Automation using robotics will also boost elastic logistics by enhancing efficiencies and productivity in warehouses, sorting centers and last-mile deliveries. In fact, as the WNS report points out, several startups have already entered the warehouse automation market with Autonomous Mobile Robotics (AMR) that combine embedded intelligence and application software. An example would be a multi-robot fulfillment system where scanned items autonomously navigate through the warehouse infrastructure. “While driverless technology is still short of large-scale deployment, autonomous delivery options, including drone deliveries, will gain traction,” adds the report.
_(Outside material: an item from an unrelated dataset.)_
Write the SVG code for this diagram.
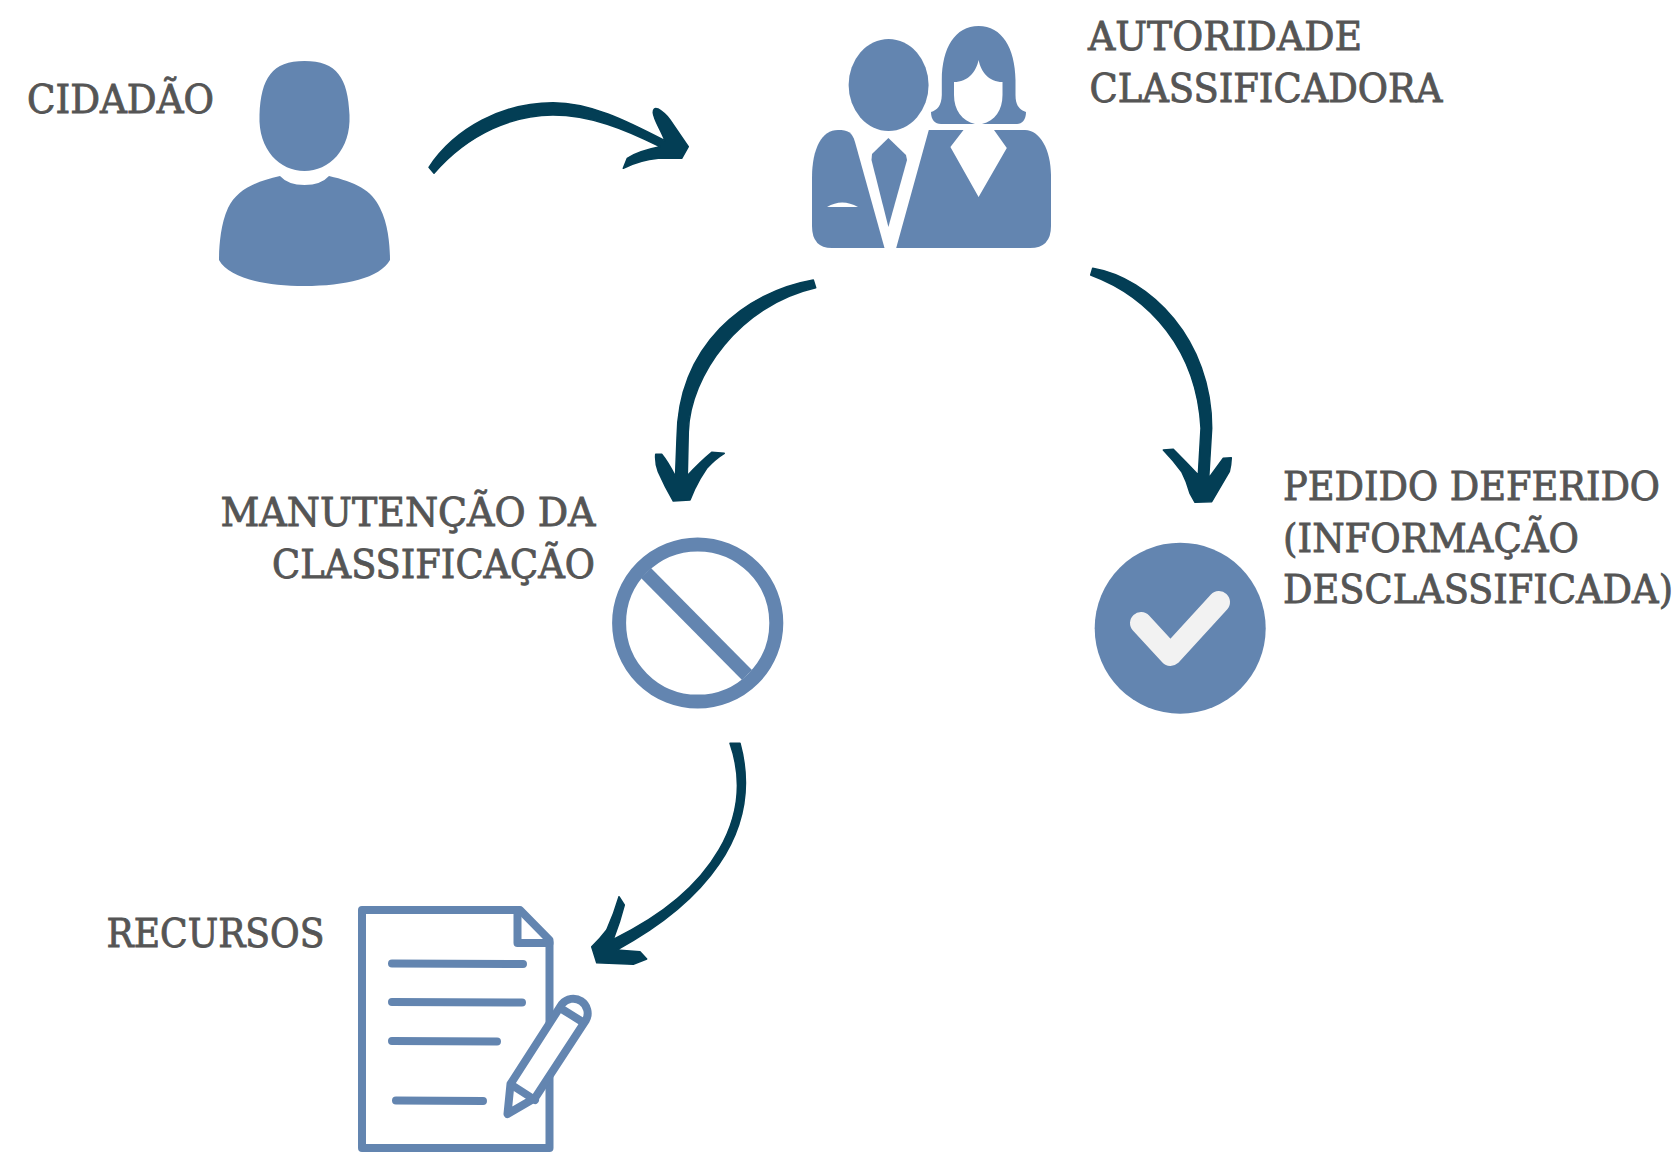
<svg xmlns="http://www.w3.org/2000/svg" width="1679" height="1152" viewBox="0 0 1679 1152">
<style>
.lbl{font-family:"DejaVu Serif Condensed","DejaVu Serif","Liberation Serif",serif;font-size:39px;fill:#555555;stroke:#555555;stroke-width:.8}
.ico{fill:#6385b0}
.cut{fill:#ffffff}
.line{fill:none;stroke:#6385b0;stroke-width:8;stroke-linecap:round;stroke-linejoin:round}
.arrow{fill:#033e55;stroke:#033e55;stroke-width:1.500;stroke-linejoin:round}
</style>
<rect width="1679" height="1152" fill="#ffffff"/>
<g id="cidadao">
<path class="ico" d="M304.500 61C272 61 261 78 259.500 115C258 150 280 171 304.500 171C329 171 351 150 349.500 115C348 78 337 61 304.500 61Z"/>
<path class="ico" d="M280 176Q288 185 304.500 185Q321 185 329 176C355 182 372 190 380 208C389 225 390 250 390 260C380 278 345 286 304.500 286C264 286 229 278 219 260C219 250 220 225 228 208C237 190 254 182 280 176Z"/>
<text class="lbl" x="27" y="112.500" textLength="187" lengthAdjust="spacingAndGlyphs">CIDADÃO</text>
</g>
<g id="autoridade">
<ellipse class="ico" cx="888.600" cy="85" rx="40" ry="46"/>
<path class="ico" d="M978.600 26C955 26 942 48 941.800 80V95C941.500 106 937 110 931 112C931 120 935 124 941 124H1017C1022 124 1026 120 1026 112C1020 110 1015.500 106 1015.500 95V80C1015 48 1002 26 978.600 26Z"/>
<path class="cut" d="M978.600 60C976 72 968 82 954 82V95C954 110 962 121 975 124H982C995 121 1002.500 110 1002.500 95V82C989 82 981 72 978.600 60Z"/>
<path class="ico" d="M812 178C812 148 822 130 838 130C848 130 852 132 855 142L884.500 248H832Q812 248 812 226Z"/>
<path class="cut" d="M827 207Q842 198 858 207Z"/>
<path class="ico" d="M888.400 138L906 155L907 160L888.400 227L871.500 160L872 154Z"/>
<path class="ico" d="M928.800 130H963.500L950.400 147L978.600 197L1006.800 148L994 130H1025C1040 130 1051 150 1051 175V226Q1051 248 1030 248H896.200Z"/>
<text class="lbl" x="1088" y="50" textLength="274" lengthAdjust="spacingAndGlyphs">AUTORIDADE</text>
<text class="lbl" x="1089.500" y="101.700" textLength="353" lengthAdjust="spacingAndGlyphs">CLASSIFICADORA</text>
</g>
<g id="manutencao">
<circle cx="697.700" cy="623" r="78.600" fill="none" stroke="#6385b0" stroke-width="14"/>
<line x1="646" y1="573" x2="747" y2="675" stroke="#6385b0" stroke-width="14"/>
<text class="lbl" x="220.500" y="525.700" textLength="375" lengthAdjust="spacingAndGlyphs">MANUTENÇÃO DA</text>
<text class="lbl" x="272" y="577.700" textLength="323" lengthAdjust="spacingAndGlyphs">CLASSIFICAÇÃO</text>
</g>
<g id="deferido">
<circle class="ico" cx="1180.200" cy="628.200" r="85.500"/>
<path d="M1141 623L1170.500 655L1219 602" fill="none" stroke="#f2f2f2" stroke-width="22" stroke-linecap="round" stroke-linejoin="round"/>
<text class="lbl" x="1283" y="500" textLength="377" lengthAdjust="spacingAndGlyphs">PEDIDO DEFERIDO</text>
<text class="lbl" x="1283" y="551.700" textLength="296" lengthAdjust="spacingAndGlyphs">(INFORMAÇÃO</text>
<text class="lbl" x="1283" y="603.300" textLength="390" lengthAdjust="spacingAndGlyphs">DESCLASSIFICADA)</text>
</g>
<g id="recursos">
<path class="line" d="M520 910H362V1148H549.500V940Z"/>
<path class="line" d="M517.500 910V943H549.500"/>
<path class="line" d="M392 963.500L523 964M392 1002L522 1002.500M392 1041L497 1041.500M396 1100.500L483 1101"/>
<path class="line" style="fill:#ffffff" d="M507.500 1114L510.500 1084L562 1004A14.500 14.500 0 0 1 586 1020L535 1098Z"/>
<path class="line" d="M563.300 1010L581 1021M511.700 1085L535 1100"/>
<text class="lbl" x="106.500" y="947" textLength="218" lengthAdjust="spacingAndGlyphs">RECURSOS</text>
</g>
<g id="connectors">
<path class="arrow" d="M429 167.300C455 128 503 102.700 553 102.700C590 102.700 625 120 665 140.700C660 128 654 120 653.300 113Q653 107 658 109Q665 113 670 120L688.300 146.700L681.700 158.300L658.300 158.300Q640 160 623.300 168.300L627.300 158.300Q638 151 660 146.700C625 129 590 115 553 115C515 115 470 132 434 173.300Z"/>
<path class="arrow" d="M813.300 280C745 292 678 345 677 438L675.500 476.700Q668 462 661.700 454.300L655.700 454.300Q655 463 658.300 471.700Q665 487 673.300 501L690 500L695 488.300Q700 478 706.700 468.300Q715 459 724.300 453.300L711.700 452.300Q700 462 687.300 475.700L688.300 431.700C690 375 740 305 815.700 287.700Z"/>
<path class="arrow" d="M1092.700 268.300C1150 278 1212 340 1211.700 428.300L1208.700 478.300L1223.300 458.300L1231.300 457.700Q1231 465 1229.300 471.700L1211.700 501.700L1195 502.300L1190 493.300Q1187 482 1181.700 471.700Q1173 460 1163.300 450L1173.300 449.300Q1186 462 1198.300 475L1201 428.300C1197 350 1150 297 1090.700 275Z"/>
<path class="arrow" d="M730 743.300C755 815 715 890 613.300 939.300Q620 922 624.300 905L619 896.700Q614 914 606.700 930Q600 939 591.700 946.700L596.700 962.700L633.300 964.300L646.700 959L640 951.700L616.700 950C700 905 765 835 740 743.300Z"/>
</g>
</svg>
Supply chain organizations are also expected to move away from a singular focus on becoming lean and cutting cost, and instead favor the building of “fail-safe elasticity” in managing demand. This will help them better optimize inventories and boost operational capacities. “Flexible, automated technologies will maximize the impact of elastic logistics – superior customer service, minimum hidden costs and a highly scalable operating model. The ability to scale operations in real time through increased distribution channels, prioritized deliveries and efficient robotics-led warehouses will help companies overcome geographic restrictions.”
Moreover, as WNS concludes, by connecting all business processes to centralized cloud-based platforms, agile automated logistics technologies will boost “perfect order” deliveries to improve customer experience and satisfaction.
And as we all know, a happy customer is invariably a repeat customer. And a great brand ambassador, too.